* START *

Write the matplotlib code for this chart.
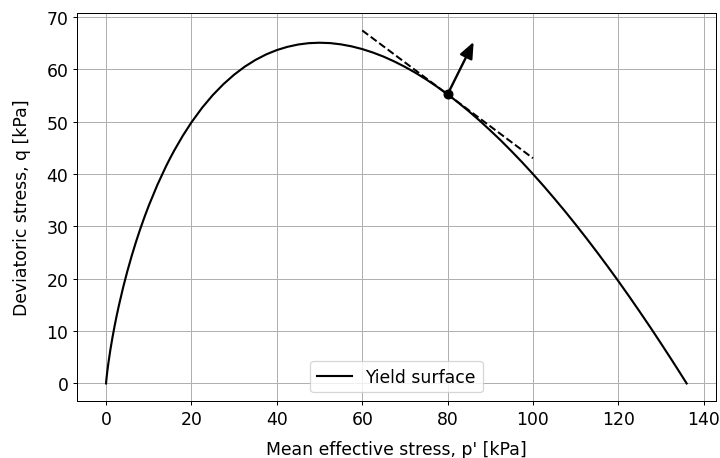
import matplotlib
matplotlib.use("Agg")
import matplotlib.pyplot as plt

# Yield surface (mean effective stress p' vs deviatoric stress q), kPa
p_vals = [0, 0.05, 0.1, 0.25, 0.5, 1, 1.5, 2, 2.5, 3, 4, 5, 6, 7, 8, 9, 10,
          12, 14, 15, 16, 18, 20, 22.5, 25, 27.5, 30, 32.5, 35, 37.5, 40,
          42.5, 45, 47.5, 50, 52.5, 55, 57.5, 60, 62.5, 65, 67.5, 70, 72.5,
          75, 77.5, 80, 82.5, 85, 87.5, 90, 92.5, 95, 97.5, 100, 102.5, 105,
          107.5, 110, 112.5, 115, 117.5, 120, 122.5, 125, 127.5, 130, 132.5,
          134.5, 136]
q_vals = [0, 0.51, 0.94, 2.05, 3.64, 6.39, 8.79, 10.97, 12.99, 14.87, 18.34,
          21.47, 24.34, 27.00, 29.47, 31.77, 33.93, 37.87, 41.38, 42.99, 44.51,
          47.32, 49.84, 52.63, 55.05, 57.14, 58.94, 60.48, 61.76, 62.81, 63.64,
          64.26, 64.70, 64.96, 65.04, 64.97, 64.73, 64.35, 63.83, 63.17, 62.39,
          61.47, 60.44, 59.29, 58.03, 56.66, 55.19, 53.61, 51.94, 50.17, 48.30,
          46.36, 44.31, 42.19, 39.97, 37.69, 35.31, 32.87, 30.34, 27.74, 25.07,
          22.33, 19.53, 16.65, 13.70, 10.70, 7.62, 4.49, 1.94, 0]

# current stress point, tangent line and outward normal
point = (80, 55.19)
tangent_p = [60, 100]
tangent_q = [67.39, 42.99]
normal_vec = (6.1, 10.0)

plt.rcParams['font.size'] = 13.8

fig, ax = plt.subplots(figsize=(8, 5.1), dpi=90)
ax.plot(p_vals, q_vals, color='black', linewidth=1.7, label='Yield surface')
ax.plot(tangent_p, tangent_q, color='black', linestyle='--', linewidth=1.6)
ax.plot(point[0], point[1], 'o', color='black', markersize=7)
ax.annotate('', xy=(point[0] + normal_vec[0], point[1] + normal_vec[1]),
            xytext=point,
            arrowprops=dict(arrowstyle='-|>,head_length=0.6,head_width=0.25',
                            color='black', lw=1.9, mutation_scale=18,
                            shrinkA=0, shrinkB=0))

ax.set_xlabel("Mean effective stress, p' [kPa]", labelpad=10)
ax.set_ylabel("Deviatoric stress, q [kPa]", labelpad=12)
ax.grid(True, color='#b0b0b0', linewidth=0.8)
ax.legend(loc='lower center')
fig.subplots_adjust(left=0.107, right=0.994, top=0.97, bottom=0.124)
fig.savefig('out.png', dpi=90)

* END *

* Stated problem
Which lines in the data above contain "matplotlib"? Show each one.

* Answer to this problem
Write the matplotlib code for this chart.
import matplotlib
matplotlib.use("Agg")
import matplotlib.pyplot as plt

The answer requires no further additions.